Фьольсфинн помассировал лицо, осторожно протер пальцами ледяные веки, лоб и аккуратно прикоснулся к торчащим из головы башням и донжонам.
– Ты сжег… Боже, все мои заметки, все образцы… Ладно. Потом. Появились две фракции. Когда до нас дошло, в чем дело, большинство посчитало, что это явление крайне опасное. «Большинство» – в котором я и Дюваль вообще были твердо уверены, что наше открытие таково, что его надлежит вбросить в старый вулкан и залить бетоном. Но трое из нас посчитали иначе.
На секунду он смолкает и смотрит в огонь.
– Ван Дикен, Фрайхофф и Калло. С их точки зрения мы открыли нечто, что является совершеннейшим философским камнем. Ключом к будущему. Открытием всех времен. Прометеевским огнем, ну и так далее. И дело было даже не в нескончаемом богатстве, конце голода и всеобщем благоденствии. Более всего их радовало, что теперь можно учредить республику философов. Стряхнуть пыль со всех тех чудесных, неисполнимых социальных идей, которые разбились о человеческую природу. Создать нового, лучшего человека и новый, лучший мир. Получив в руки магию, можно сделать утопию. Когда человеческая природа встанет на дороге, ее можно менять, лепить, словно пластилин. Конец ненависти, насилию, неравенству, бедности и болезням. Утопия.
Он снова смолкает.
– Ко всему прочему, оказалось еще, что они контактируют с… как они это назвали… с метакреативной сущностью. У нас были осторожные контакты с местными, мы даже торговали с ними, чтобы получать артефакты, собирать информацию о языке, материалы, у нас были механические анализаторы, заводимые от пружины, как патефоны, камеры на оптических носителях, регистраторы звука. Но все в камуфляже, под контролем и редко. А то существо заявилось прямо на станцию. Они повстречались с ним в лесу.

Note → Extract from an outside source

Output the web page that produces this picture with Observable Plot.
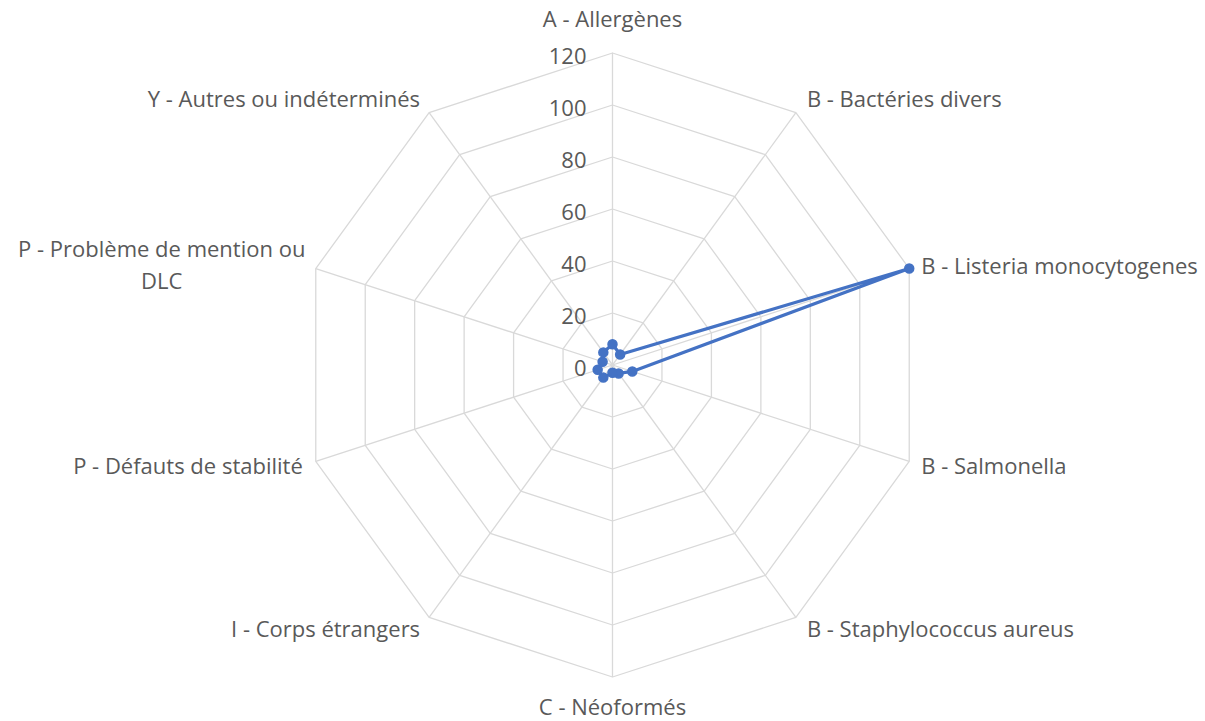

– Одноглазый карлик на двуколке, впряженной в осла? – вдруг прервал Драккайнен. – Продавец магических артефактов? Зовется Вороновой Тенью?
– Не знаю. Я его не видел. Даже не знаю, какого пола то существо было. Только ван Дикен, Фрайхофф и Калло его видели. Даже не знаю, было ли это одно существо и было ли существом вообще, может, это что-то, вышедшее из урочища. Они же утверждали, что тут есть «метакреативные сущности», которые полностью поддерживают то, что они хотят сделать. Мы поругались ужасно. Они не собирались отступать, намеревались тотчас же перейти к экспериментам на местных, а потом найти способ, чтобы занести «фактор М» на Землю. Дюваль скандалил до потери пульса. Сказал мне, что мы должны их как-то успокоить. Обезвредить. И если не сумеем – а они после той лесной встречи сделались умелыми в… ну пусть будет «интенционной метакреации», – то он советовал выслать две радиолярии. Я догадался, что имеет в виду. Два кодовых криптонима. В один день трехкратное els, во второй день – трехкратное fomp.

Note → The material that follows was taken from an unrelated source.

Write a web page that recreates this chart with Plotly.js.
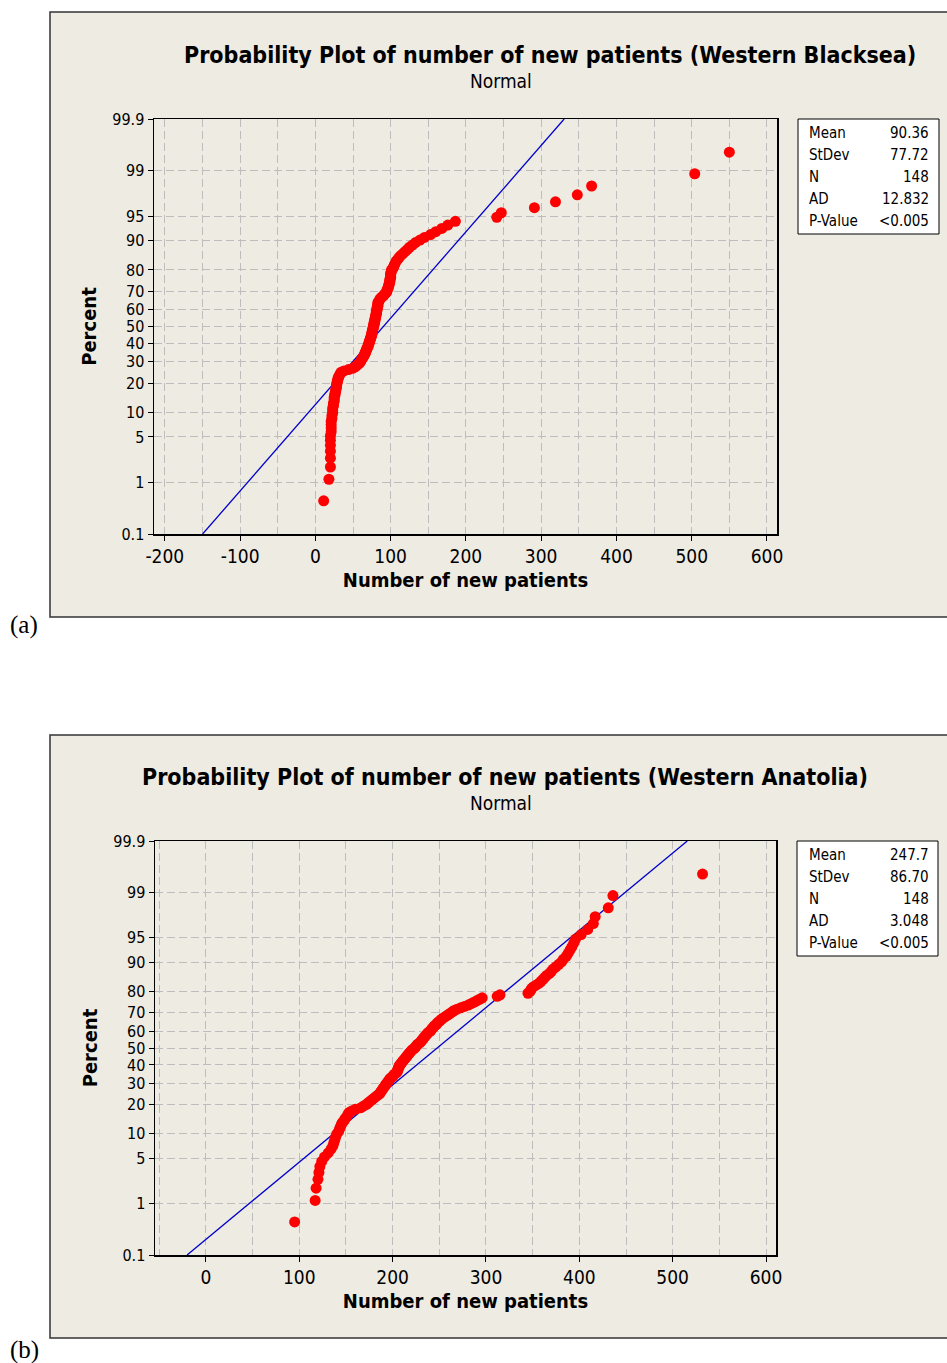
<!DOCTYPE html>
<html>
<head>
<meta charset="utf-8">
<script src="https://cdn.plot.ly/plotly-3.0.1.min.js"></script>
<style>
  html, body { margin: 0; padding: 0; background: #ffffff; }
  #chart { width: 947px; height: 1363px; }
</style>
</head>
<body>
<div id="chart"></div>
<script>
// ---------------- DATA ----------------
const pctTicks = [0.1, 1, 5, 10, 20, 30, 40, 50, 60, 70, 80, 90, 95, 99, 99.9];
const pctTickText = ['0.1', '1', '5', '10', '20', '30', '40', '50', '60', '70', '80', '90', '95', '99', '99.9'];

const xTicksA = [-200, -100, 0, 100, 200, 300, 400, 500, 600];
const xTickTextA = ['-200', '-100', '0', '100', '200', '300', '400', '500', '600'];
const xTicksB = [0, 100, 200, 300, 400, 500, 600];
const xTickTextB = ['0', '100', '200', '300', '400', '500', '600'];

const titleA = 'Probability Plot of number of new patients (Western Blacksea)';
const titleB = 'Probability Plot of number of new patients (Western Anatolia)';
const subTitle = 'Normal';
const xTitle = 'Number of new patients';
const yTitle = 'Percent';

// sorted observations (Western Blacksea), n = 148
const xBlacksea = [11, 18, 20,
  20, 20, 20, 20, 20,
  21, 21, 21, 21,
  22, 22, 23, 23, 23,
  24, 24, 25, 25, 25,
  26, 26, 27, 27, 28, 28,
  28, 29, 29, 30, 30,
  31, 32, 33, 34,
  38, 44, 50,
  53, 55, 57, 59,
  60, 61, 62, 63, 64, 65,
  66, 66, 67, 68, 68, 69, 70,
  70, 71, 71, 72, 72, 73, 73, 74, 74,
  75, 75, 75, 76, 76, 76, 77, 77,
  77, 78, 78, 78, 79, 79, 79, 80, 80, 80, 81, 81,
  81, 81, 82, 82, 82, 83, 83, 83, 83,
  84, 85, 86, 87,
  89, 91, 92, 94,
  95, 95, 96, 97, 97, 98, 98,
  99, 99, 99, 100, 100, 100, 100, 101, 101,
  103, 104, 105, 106, 107,
  109, 111, 113, 116,
  119, 122, 125,
  129, 133,
  139, 145,
  153, 160,
  168, 176,
  186, 241, 247, 291, 319, 348, 367, 504, 550];

// sorted observations (Western Anatolia), n = 148
const xAnatolia = [95, 117, 118, 120, 121, 122, 124, 127, 131, 134,
  136, 137, 138, 139, 140, 142, 143, 144, 145, 146,
  148, 149, 151, 152, 153, 156, 160, 166, 169, 172,
  174, 176, 178, 180, 182, 184, 186, 187, 188, 189,
  190, 191, 192, 193, 194, 195, 196, 197, 198, 200,
  201, 202, 204, 205, 205, 206, 206, 207, 207, 208,
  209, 210, 211, 212, 213, 214, 215, 216, 217, 218,
  219, 220, 221, 223,
  224, 225, 226, 227, 229, 230, 231, 232, 233, 234,
  235, 236, 237, 238, 240, 241, 242, 243, 244, 245,
  247, 248, 249, 251, 252, 254, 256, 258, 260, 262,
  264, 266, 269, 273, 277, 281, 284, 287, 290, 293,
  296, 312, 315, 345, 347, 348, 349, 351, 354, 357,
  359, 361, 363, 365, 368, 370, 372, 375, 378, 381,
  383, 386, 388, 390, 392, 394, 396, 402, 409, 415,
  417, 431, 436, 532];

const statLabels = ['Mean', 'StDev', 'N', 'AD', 'P-Value'];
const statsBlacksea = ['90.36', '77.72', '148', '12.832', '<0.005'];
const statsAnatolia = ['247.7', '86.70', '148', '3.048', '<0.005'];

// ---------------- HELPERS ----------------
// inverse standard normal CDF (Acklam)
function normInv(p) {
  const a = [-3.969683028665376e+01, 2.209460984245205e+02, -2.759285104469687e+02, 1.383577518672690e+02, -3.066479806614716e+01, 2.506628277459239e+00];
  const b = [-5.447609879822406e+01, 1.615858368580409e+02, -1.556989798598866e+02, 6.680131188771972e+01, -1.328068155288572e+01];
  const c = [-7.784894002430293e-03, -3.223964580411365e-01, -2.400758277161838e+00, -2.549671010283393e+00, 4.374664141464968e+00, 2.938163982698783e+00];
  const d = [7.784695709041462e-03, 3.224671290700398e-01, 2.445134137142996e+00, 3.754408661907416e+00];
  const pl = 0.02425, ph = 1 - pl;
  let q, r;
  if (p < pl) {
    q = Math.sqrt(-2 * Math.log(p));
    return (((((c[0]*q+c[1])*q+c[2])*q+c[3])*q+c[4])*q+c[5]) / ((((d[0]*q+d[1])*q+d[2])*q+d[3])*q+1);
  } else if (p <= ph) {
    q = p - 0.5; r = q*q;
    return (((((a[0]*r+a[1])*r+a[2])*r+a[3])*r+a[4])*r+a[5])*q / (((((b[0]*r+b[1])*r+b[2])*r+b[3])*r+b[4])*r+1);
  } else {
    q = Math.sqrt(-2 * Math.log(1 - p));
    return -(((((c[0]*q+c[1])*q+c[2])*q+c[3])*q+c[4])*q+c[5]) / ((((d[0]*q+d[1])*q+d[2])*q+d[3])*q+1);
  }
}
// median-rank plotting positions, as in the original probability plot
function zScores(arr) {
  const n = arr.length;
  return arr.map((_, i) => normInv((i + 1 - 0.3) / (n + 0.4)));
}

const W = 947, H = 1363;
const PX = v => v / W;
const PY = v => 1 - v / H;

const zLo = normInv(0.001), zHi = normInv(0.999);
const tickZ = pctTicks.map(p => normInv(p / 100));

const FONT = '"DejaVu Sans Condensed", "Liberation Sans Narrow", "DejaVu Sans", sans-serif';
const RED = '#FF0000', BLUE = '#0000CC', GRID = '#BDBDBD';

function fitLine(stats, xa, ya) {
  const m = parseFloat(stats[0]), s = parseFloat(stats[1]);
  return {
    x: [m + s * zLo, m + s * zHi], y: [zLo, zHi],
    xaxis: xa, yaxis: ya, type: 'scatter', mode: 'lines',
    line: { color: BLUE, width: 1.3 }, hoverinfo: 'skip', showlegend: false
  };
}
function points(arr, xa, ya) {
  return {
    x: arr, y: zScores(arr), xaxis: xa, yaxis: ya,
    type: 'scatter', mode: 'markers',
    marker: { color: RED, size: 11, line: { width: 0 } }, showlegend: false
  };
}

const data = [
  fitLine(statsBlacksea, 'x', 'y'),
  points(xBlacksea, 'x', 'y'),
  fitLine(statsAnatolia, 'x2', 'y2'),
  points(xAnatolia, 'x2', 'y2')
];

function xAxis(domain, range, anchor, tv, tt) {
  return {
    domain: domain, range: range, anchor: anchor,
    tickmode: 'array', tickvals: tv, ticktext: tt,
    ticks: 'outside', ticklen: 5, tickwidth: 1, tickcolor: '#000',
    showline: true, mirror: true, linecolor: '#000', linewidth: 1.5,
    showgrid: true, gridcolor: GRID, gridwidth: 1, griddash: '8px,4px',
    zeroline: false, fixedrange: true,
    minor: { tick0: 0, dtick: 50, showgrid: true, gridcolor: GRID, gridwidth: 1, griddash: '8px,4px', ticklen: 0 },
    tickfont: { family: FONT, size: 19, color: '#000' },
    title: { text: xTitle, font: { family: FONT, size: 20, color: '#000', weight: 'bold' }, standoff: 6 }
  };
}
function yAxis(domain, anchor) {
  return {
    domain: domain, range: [zLo, zHi], anchor: anchor,
    tickmode: 'array', tickvals: tickZ, ticktext: pctTickText,
    ticks: 'outside', ticklen: 5, tickwidth: 1, tickcolor: '#000',
    showline: true, mirror: true, linecolor: '#000', linewidth: 1.5,
    showgrid: true, gridcolor: GRID, gridwidth: 1, griddash: '8px,4px',
    zeroline: false, fixedrange: true,
    tickfont: { family: FONT, size: 16, color: '#000' },
    title: { text: yTitle, font: { family: FONT, size: 20, color: '#000', weight: 'bold' }, standoff: 10 }
  };
}

// plot-area pixel boxes
const boxA = { l: 154, r: 777, t: 119, b: 534 };
const boxB = { l: 155, r: 776, t: 841, b: 1255 };

const shapes = [
  { type: 'rect', xref: 'paper', yref: 'paper', x0: PX(50), x1: PX(960), y0: PY(12), y1: PY(617),
    fillcolor: '#EEEBE2', line: { color: '#333', width: 1.5 }, layer: 'below' },
  { type: 'rect', xref: 'paper', yref: 'paper', x0: PX(50), x1: PX(960), y0: PY(735), y1: PY(1338),
    fillcolor: '#EEEBE2', line: { color: '#333', width: 1.5 }, layer: 'below' },
  // stats boxes
  { type: 'rect', xref: 'paper', yref: 'paper', x0: PX(798), x1: PX(939), y0: PY(119), y1: PY(234),
    fillcolor: '#FFFFFF', line: { color: '#000', width: 1 } },
  { type: 'rect', xref: 'paper', yref: 'paper', x0: PX(797), x1: PX(938), y0: PY(841), y1: PY(956),
    fillcolor: '#FFFFFF', line: { color: '#000', width: 1 } }
];

const annotations = [];
function txt(text, x, y, opts) {
  annotations.push(Object.assign({
    text: text, xref: 'paper', yref: 'paper', x: PX(x), y: PY(y),
    xanchor: 'center', yanchor: 'middle', showarrow: false,
    font: { family: FONT, size: 16, color: '#000' }
  }, opts || {}));
}
txt(titleA, 550, 55, { font: { family: FONT, size: 23, color: '#000', weight: 'bold' } });
txt(subTitle, 501, 81, { font: { family: FONT, size: 19, color: '#000' } });
txt(titleB, 505, 777, { font: { family: FONT, size: 23, color: '#000', weight: 'bold' } });
txt(subTitle, 501, 803, { font: { family: FONT, size: 19, color: '#000' } });

function statBox(vals, top) {
  statLabels.forEach((lab, i) => {
    const y = top + 14 + i * 22;
    txt(lab, 807, y, { xanchor: 'left', font: { family: FONT, size: 15, color: '#000' } });
    txt(vals[i], 931, y, { xanchor: 'right', font: { family: FONT, size: 15, color: '#000' } });
  });
}
statBox(statsBlacksea, 119);
statBox(statsAnatolia, 841);

txt('(a)', 8, 625, { xanchor: 'left', font: { family: '"Liberation Serif", "Times New Roman", serif', size: 25, color: '#000' } });
txt('(b)', 8, 1350, { xanchor: 'left', font: { family: '"Liberation Serif", "Times New Roman", serif', size: 25, color: '#000' } });

const layout = {
  width: W, height: H,
  margin: { l: 0, r: 0, t: 0, b: 0 },
  paper_bgcolor: '#FFFFFF', plot_bgcolor: '#FFFFFF',
  showlegend: false,
  xaxis: xAxis([PX(boxA.l), PX(boxA.r)], [-214.4, 613.3], 'y', xTicksA, xTickTextA),
  yaxis: yAxis([PY(boxA.b), PY(boxA.t)], 'x'),
  xaxis2: xAxis([PX(boxB.l), PX(boxB.r)], [-54.6, 610.7], 'y2', xTicksB, xTickTextB),
  yaxis2: yAxis([PY(boxB.b), PY(boxB.t)], 'x2'),
  shapes: shapes,
  annotations: annotations
};

Plotly.newPlot('chart', data, layout, { staticPlot: true, displayModeBar: false });
</script>
</body>
</html>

– Трехкратное Elloi Llamah Sabahtani: провозглашение критического режима и карантина, а потом трехкратное Fire On My Position: автоуничтожение, – медленно перевел Драккайнен. – Отослал?
– Не знаю. Я устроил скандал. В рамках семинара. Чтобы отвлечь. Дюваль незаметно вышел в сарай, где у нас было оборудование для связи. Он долго не возвращался, и я понял, что-то случилось. Вспыхнула перепалка, и они прибегли к магии. Загнали остальных в соседнее помещение и заблокировали двери с помощью телекинеза, я ударил Фрайхофф «щитом», вроде как телекинетическим полем, и прорвался к двери. Дюваля нигде не было. Я сбежал со станции. Они догнали меня на побережье, на клифе. Мы сражались. Как бы сказать… снежками. Если человек сконцентрируется, то снежный шар резко освободит водород и кислород, а потом взорвется. Фрайхофф создала шаровую молнию, минуту мы перепихивали ее то в одну, то в другую сторону, разряд поразил меня в руку. До меня добрался ван Дикен и заставил мои глаза взорваться. А потом они столкнули меня с клифа и заключили в лед. Остальное ты знаешь.